[Collected data]
##############################

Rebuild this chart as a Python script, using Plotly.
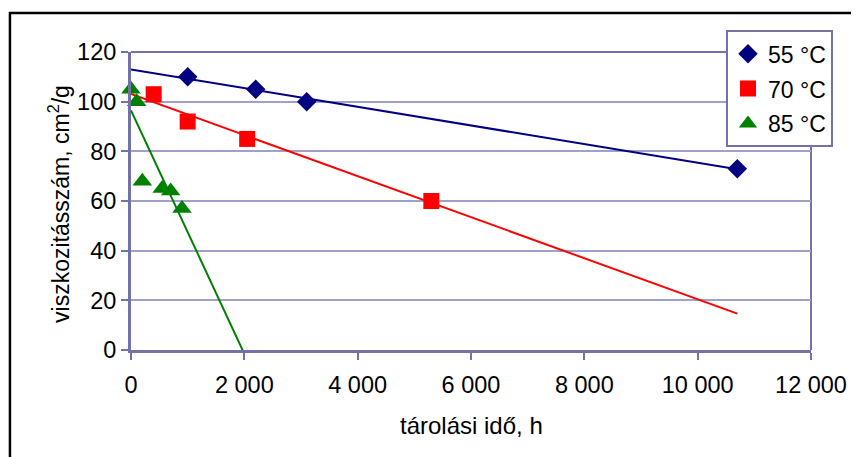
import numpy as np
import plotly.graph_objects as go

# --- data ---
x55 = [1000, 2200, 3100, 10700]
y55 = [110, 105, 100, 73]
x70 = [400, 1000, 2050, 5300]
y70 = [103, 92, 85, 60]
x85 = [0, 100, 200, 550, 700, 900]
y85 = [105, 100, 68, 65, 64, 57]
labels = ["55 °C", "70 °C", "85 °C"]
colors = ["#000080", "#FF0000", "#008000"]
symbols = ["diamond", "square", "triangle-up"]
sizes = [15, 16, 17]
trend_end = 10700

x_tickvals = [0, 2000, 4000, 6000, 8000, 10000, 12000]
x_ticktext = ["0", "2 000", "4 000", "6 000", "8 000", "10 000", "12 000"]
y_tickvals = [0, 20, 40, 60, 80, 100, 120]

series = [(x55, y55), (x70, y70), (x85, y85)]

AX = "#7272A6"
GRID = "#A0A0CC"
FONT = "Liberation Sans, Arial, sans-serif"

fig = go.Figure()
# trend lines (least-squares fits)
for (xs, ys), c in zip(series, colors):
    k, b = np.polyfit(xs, ys, 1)
    xt = np.array([0, trend_end])
    fig.add_trace(go.Scatter(x=xt, y=k * xt + b, mode="lines",
                             line=dict(color=c, width=2), showlegend=False,
                             hoverinfo="skip"))
for i, ((xs, ys), c, s, sz, lab) in enumerate(zip(series, colors, symbols, sizes, labels)):
    fig.add_trace(go.Scatter(x=xs, y=ys, mode="markers", name=lab,
                             legendgroup=f"g{i}",
                             marker=dict(color=c, symbol=s, size=sz,
                                         line=dict(width=0)),
                             cliponaxis=False))

# the page body has an 8px margin, so the figure is drawn 8px smaller
fig.update_layout(
    width=851, height=449,
    margin=dict(l=123, r=48, t=44, b=107, autoexpand=False),
    paper_bgcolor="white", plot_bgcolor="white",
    font=dict(family=FONT, size=23, color="black"),
    showlegend=True,
    legend=dict(x=0.875, y=1.073, xanchor="left", yanchor="top",
                bgcolor="white", bordercolor=AX, borderwidth=2,
                font=dict(size=23), itemsizing="trace",
                tracegroupgap=2),
    xaxis=dict(range=[0, 12000], tickvals=x_tickvals, ticktext=x_ticktext,
               showgrid=False, zeroline=False, automargin=False,
               showline=True, linecolor=AX, linewidth=3, mirror=False,
               ticks="outside", ticklen=7, tickwidth=2, tickcolor=AX,
               ticklabelstandoff=5,
               tickfont=dict(size=23.5)),
    yaxis=dict(range=[0, 120], tickvals=y_tickvals, automargin=False,
               showgrid=True, gridcolor=GRID, gridwidth=1.5, zeroline=False,
               showline=True, linecolor=AX, linewidth=3,
               ticks="outside", ticklen=7, tickwidth=2, tickcolor=AX,
               tickfont=dict(size=23.5)),
    annotations=[
        dict(text="tárolási idő, h", xref="paper", yref="paper",
             x=0.5, y=-0.252, xanchor="center", yanchor="middle",
             showarrow=False, font=dict(size=24)),
        dict(text="viszkozitásszám, cm<sup>2</sup>/g", xref="paper", yref="paper",
             x=-0.106, y=0.49, xanchor="center", yanchor="middle",
             textangle=-90, showarrow=False, font=dict(size=23)),
    ],
)
# right border of plot area
fig.add_shape(type="line", xref="paper", yref="paper", x0=1, x1=1, y0=0, y1=1,
              line=dict(color=AX, width=2), layer="below")
# top border of plot area
fig.add_shape(type="line", xref="paper", yref="paper", x0=0, x1=1, y0=1, y1=1,
              line=dict(color=AX, width=2), layer="below")
# outer chart frame
fig.add_shape(type="rect", xref="paper", yref="paper",
              x0=-0.178, x1=1.09, y0=-0.41, y1=1.131,
              line=dict(color="black", width=2.5), fillcolor="rgba(0,0,0,0)")

fig.write_html("out.html")
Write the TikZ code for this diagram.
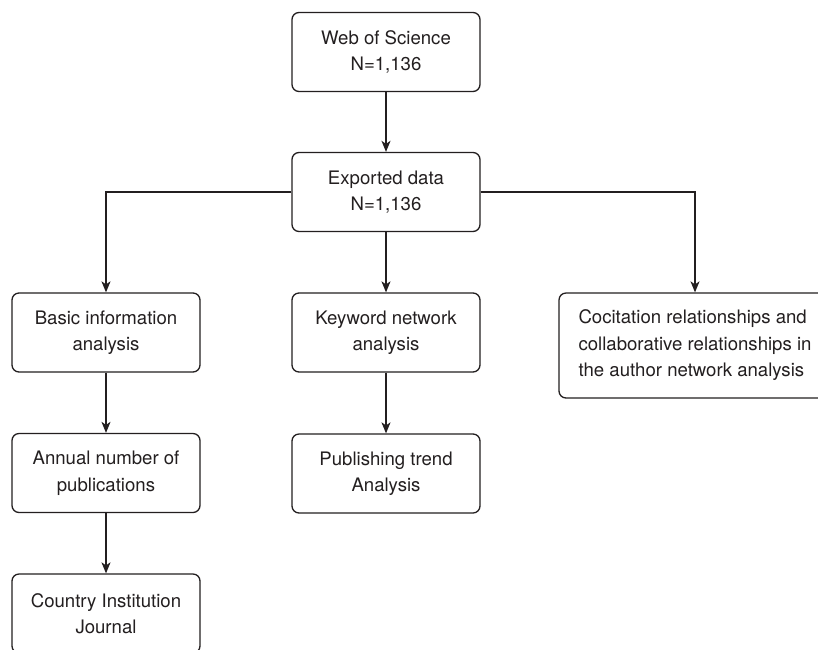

##############################

The exercise ->
All of the data needs repeating exactly, but the pictures do not.

Correct output ->
Rebuild this chart as a Python script, using Plotly.
import numpy as np
import plotly.graph_objects as go

# --- data ---
x55 = [1000, 2200, 3100, 10700]
y55 = [110, 105, 100, 73]
x70 = [400, 1000, 2050, 5300]
y70 = [103, 92, 85, 60]
x85 = [0, 100, 200, 550, 700, 900]
y85 = [105, 100, 68, 65, 64, 57]
labels = ["55 °C", "70 °C", "85 °C"]
colors = ["#000080", "#FF0000", "#008000"]
symbols = ["diamond", "square", "triangle-up"]
sizes = [15, 16, 17]
trend_end = 10700

x_tickvals = [0, 2000, 4000, 6000, 8000, 10000, 12000]
x_ticktext = ["0", "2 000", "4 000", "6 000", "8 000", "10 000", "12 000"]
y_tickvals = [0, 20, 40, 60, 80, 100, 120]

series = [(x55, y55), (x70, y70), (x85, y85)]

AX = "#7272A6"
GRID = "#A0A0CC"
FONT = "Liberation Sans, Arial, sans-serif"

fig = go.Figure()
# trend lines (least-squares fits)
for (xs, ys), c in zip(series, colors):
    k, b = np.polyfit(xs, ys, 1)
    xt = np.array([0, trend_end])
    fig.add_trace(go.Scatter(x=xt, y=k * xt + b, mode="lines",
                             line=dict(color=c, width=2), showlegend=False,
                             hoverinfo="skip"))
for i, ((xs, ys), c, s, sz, lab) in enumerate(zip(series, colors, symbols, sizes, labels)):
    fig.add_trace(go.Scatter(x=xs, y=ys, mode="markers", name=lab,
                             legendgroup=f"g{i}",
                             marker=dict(color=c, symbol=s, size=sz,
                                         line=dict(width=0)),
                             cliponaxis=False))

# the page body has an 8px margin, so the figure is drawn 8px smaller
fig.update_layout(
    width=851, height=449,
    margin=dict(l=123, r=48, t=44, b=107, autoexpand=False),
    paper_bgcolor="white", plot_bgcolor="white",
    font=dict(family=FONT, size=23, color="black"),
    showlegend=True,
    legend=dict(x=0.875, y=1.073, xanchor="left", yanchor="top",
                bgcolor="white", bordercolor=AX, borderwidth=2,
                font=dict(size=23), itemsizing="trace",
                tracegroupgap=2),
    xaxis=dict(range=[0, 12000], tickvals=x_tickvals, ticktext=x_ticktext,
               showgrid=False, zeroline=False, automargin=False,
               showline=True, linecolor=AX, linewidth=3, mirror=False,
               ticks="outside", ticklen=7, tickwidth=2, tickcolor=AX,
               ticklabelstandoff=5,
               tickfont=dict(size=23.5)),
    yaxis=dict(range=[0, 120], tickvals=y_tickvals, automargin=False,
               showgrid=True, gridcolor=GRID, gridwidth=1.5, zeroline=False,
               showline=True, linecolor=AX, linewidth=3,
               ticks="outside", ticklen=7, tickwidth=2, tickcolor=AX,
               tickfont=dict(size=23.5)),
    annotations=[
        dict(text="tárolási idő, h", xref="paper", yref="paper",
             x=0.5, y=-0.252, xanchor="center", yanchor="middle",
             showarrow=False, font=dict(size=24)),
        dict(text="viszkozitásszám, cm<sup>2</sup>/g", xref="paper", yref="paper",
             x=-0.106, y=0.49, xanchor="center", yanchor="middle",
             textangle=-90, showarrow=False, font=dict(size=23)),
    ],
)
# right border of plot area
fig.add_shape(type="line", xref="paper", yref="paper", x0=1, x1=1, y0=0, y1=1,
              line=dict(color=AX, width=2), layer="below")
# top border of plot area
fig.add_shape(type="line", xref="paper", yref="paper", x0=0, x1=1, y0=1, y1=1,
              line=dict(color=AX, width=2), layer="below")
# outer chart frame
fig.add_shape(type="rect", xref="paper", yref="paper",
              x0=-0.178, x1=1.09, y0=-0.41, y1=1.131,
              line=dict(color="black", width=2.5), fillcolor="rgba(0,0,0,0)")

fig.write_html("out.html")
Write the TikZ code for this diagram.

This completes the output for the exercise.